__What is expected__
Reproduce the material word for word; the images stay out.

===== Data section

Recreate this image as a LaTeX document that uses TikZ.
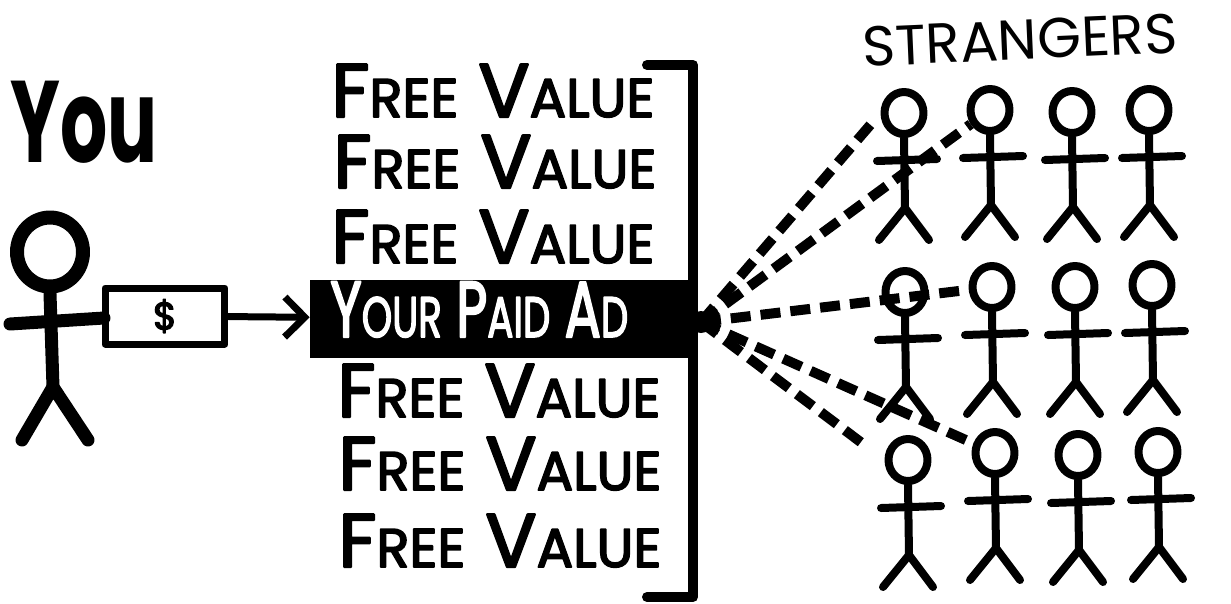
\documentclass[tikz,border=0pt]{standalone}
\usepackage{fontspec}
\setmainfont{Poppins}
\newfontfamily\marker[FakeBold=3]{Poppins}
\usepackage{graphicx}
\usetikzlibrary{shapes.geometric,arrows.meta}

% fake small caps: first letter full size, the rest shrunk
\newcommand\smallcap[1]{\scalebox{0.72}{#1}}
\newcommand\freevalue{F\smallcap{REE} V\smallcap{ALUE}}

\begin{document}
\begin{tikzpicture}[
    x=0.02cm,
    y=-0.02cm,
    line cap=round,
    line join=round,
    limb/.style={line width=0.16cm},
    head/.style={
        ellipse,
        draw,
        line width=0.16cm,
        inner sep=0pt,
        minimum width=0.78cm,
        minimum height=0.84cm
    },
    ray/.style={
        line width=0.2cm,
        line cap=butt,
        dash pattern=on 0.4cm off 0.2cm
    },
    item/.style={
        anchor=base west,
        inner sep=0pt,
        font=\fontsize{43}{43}\marker
    }
]
    \useasboundingbox (0,0) rectangle (1231,603);

    % You, holding the bill
    \node[anchor=base west, inner sep=0pt] (you) at (10,162)
        {\scalebox{0.64}[1]{\fontsize{66}{66}\selectfont\bfseries You}};

    \node[head, line width=0.28cm, minimum width=1.32cm, minimum height=1.38cm]
        (me) at (50,252) {};
    \draw[line width=0.26cm] (me.south) -- (53,387);
    \draw[line width=0.26cm] (10,324) -- (104,318);
    \draw[line width=0.26cm] (22,440) -- (53,387) -- (88,440);

    \node[draw, line width=0.14cm, inner sep=0pt,
          minimum width=2.4cm, minimum height=1.12cm,
          font=\fontsize{22}{22}\marker]
        (bill) at (165,316) {\$};

    % The feed: paid ad between free posts
    \node[fill=black, inner sep=0pt, minimum width=7.66cm, minimum height=1.56cm]
        (paid) at (501.5,319) {};
    \node[item, text=white] (paidtext) at (330,337)
        {\scalebox{0.68}[1]{\fontsize{45}{45}\marker Y\smallcap{OUR} P\smallcap{AID} A\smallcap{D}}};

    \draw[line width=0.14cm, -{Straight Barb[length=0.4cm, width=0.8cm]}]
        (bill) -- (paid);

    \node[item] (fv1) at (331,117) {\freevalue};
    \node[item] (fv2) at (333,188) {\freevalue};
    \node[item] (fv3) at (331,263) {\freevalue};
    \node[item] (fv4) at (337,417) {\freevalue};
    \node[item] (fv5) at (338,490) {\freevalue};
    \node[item] (fv6) at (338,567) {\freevalue};

    \draw[line width=0.2cm] (647,65) -- (693,65) -- (693,597) -- (647,597);

    % Strangers
    \node[rotate=2.5, font=\fontsize{32}{32}\selectfont] (strangers) at (1020,40)
        {STRANGERS};

    \foreach \n/\x/\y in {1-1/904/113, 1-2/990/110, 1-3/1072/112, 1-4/1149/110,
                         2-1/905/292, 2-2/992/287, 2-3/1075/287, 2-4/1152/285,
                         3-1/908/460, 3-2/995/453, 3-3/1078/455, 3-4/1158/452} {
        \node[head] (h-\n) at (\x,\y) {};
        \draw[limb] (h-\n.south) -- (\x+1,\y+95);
        \draw[limb] (\x-27,\y+48) -- (\x+33,\y+46);
        \draw[limb] (\x-25,\y+127) -- (\x+1,\y+95) -- (\x+25,\y+127);
    }

    % reach of the ad
    \coordinate (hub) at (701,322);
    \draw[ray, shorten >=0.3cm] (hub) -- (h-1-1.west);
    \draw[ray] (hub) -- (h-1-2);
    \draw[ray] (hub) -- (h-2-2);
    \draw[ray] (hub) -- (h-3-2);
    \draw[ray, shorten >=0.4cm] (hub) -- (h-3-1.west);
    \fill (hub) circle [radius=11];
\end{tikzpicture}
\end{document}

==========

__Result for this task__
Recreate this image as a LaTeX document that uses TikZ.
\documentclass[tikz,border=0pt]{standalone}
\usepackage{fontspec}
\setmainfont{Poppins}
\newfontfamily\marker[FakeBold=3]{Poppins}
\usepackage{graphicx}
\usetikzlibrary{shapes.geometric,arrows.meta}

% fake small caps: first letter full size, the rest shrunk
\newcommand\smallcap[1]{\scalebox{0.72}{#1}}
\newcommand\freevalue{F\smallcap{REE} V\smallcap{ALUE}}

\begin{document}
\begin{tikzpicture}[
    x=0.02cm,
    y=-0.02cm,
    line cap=round,
    line join=round,
    limb/.style={line width=0.16cm},
    head/.style={
        ellipse,
        draw,
        line width=0.16cm,
        inner sep=0pt,
        minimum width=0.78cm,
        minimum height=0.84cm
    },
    ray/.style={
        line width=0.2cm,
        line cap=butt,
        dash pattern=on 0.4cm off 0.2cm
    },
    item/.style={
        anchor=base west,
        inner sep=0pt,
        font=\fontsize{43}{43}\marker
    }
]
    \useasboundingbox (0,0) rectangle (1231,603);

    % You, holding the bill
    \node[anchor=base west, inner sep=0pt] (you) at (10,162)
        {\scalebox{0.64}[1]{\fontsize{66}{66}\selectfont\bfseries You}};

    \node[head, line width=0.28cm, minimum width=1.32cm, minimum height=1.38cm]
        (me) at (50,252) {};
    \draw[line width=0.26cm] (me.south) -- (53,387);
    \draw[line width=0.26cm] (10,324) -- (104,318);
    \draw[line width=0.26cm] (22,440) -- (53,387) -- (88,440);

    \node[draw, line width=0.14cm, inner sep=0pt,
          minimum width=2.4cm, minimum height=1.12cm,
          font=\fontsize{22}{22}\marker]
        (bill) at (165,316) {\$};

    % The feed: paid ad between free posts
    \node[fill=black, inner sep=0pt, minimum width=7.66cm, minimum height=1.56cm]
        (paid) at (501.5,319) {};
    \node[item, text=white] (paidtext) at (330,337)
        {\scalebox{0.68}[1]{\fontsize{45}{45}\marker Y\smallcap{OUR} P\smallcap{AID} A\smallcap{D}}};

    \draw[line width=0.14cm, -{Straight Barb[length=0.4cm, width=0.8cm]}]
        (bill) -- (paid);

    \node[item] (fv1) at (331,117) {\freevalue};
    \node[item] (fv2) at (333,188) {\freevalue};
    \node[item] (fv3) at (331,263) {\freevalue};
    \node[item] (fv4) at (337,417) {\freevalue};
    \node[item] (fv5) at (338,490) {\freevalue};
    \node[item] (fv6) at (338,567) {\freevalue};

    \draw[line width=0.2cm] (647,65) -- (693,65) -- (693,597) -- (647,597);

    % Strangers
    \node[rotate=2.5, font=\fontsize{32}{32}\selectfont] (strangers) at (1020,40)
        {STRANGERS};

    \foreach \n/\x/\y in {1-1/904/113, 1-2/990/110, 1-3/1072/112, 1-4/1149/110,
                         2-1/905/292, 2-2/992/287, 2-3/1075/287, 2-4/1152/285,
                         3-1/908/460, 3-2/995/453, 3-3/1078/455, 3-4/1158/452} {
        \node[head] (h-\n) at (\x,\y) {};
        \draw[limb] (h-\n.south) -- (\x+1,\y+95);
        \draw[limb] (\x-27,\y+48) -- (\x+33,\y+46);
        \draw[limb] (\x-25,\y+127) -- (\x+1,\y+95) -- (\x+25,\y+127);
    }

    % reach of the ad
    \coordinate (hub) at (701,322);
    \draw[ray, shorten >=0.3cm] (hub) -- (h-1-1.west);
    \draw[ray] (hub) -- (h-1-2);
    \draw[ray] (hub) -- (h-2-2);
    \draw[ray] (hub) -- (h-3-2);
    \draw[ray, shorten >=0.4cm] (hub) -- (h-3-1.west);
    \fill (hub) circle [radius=11];
\end{tikzpicture}
\end{document}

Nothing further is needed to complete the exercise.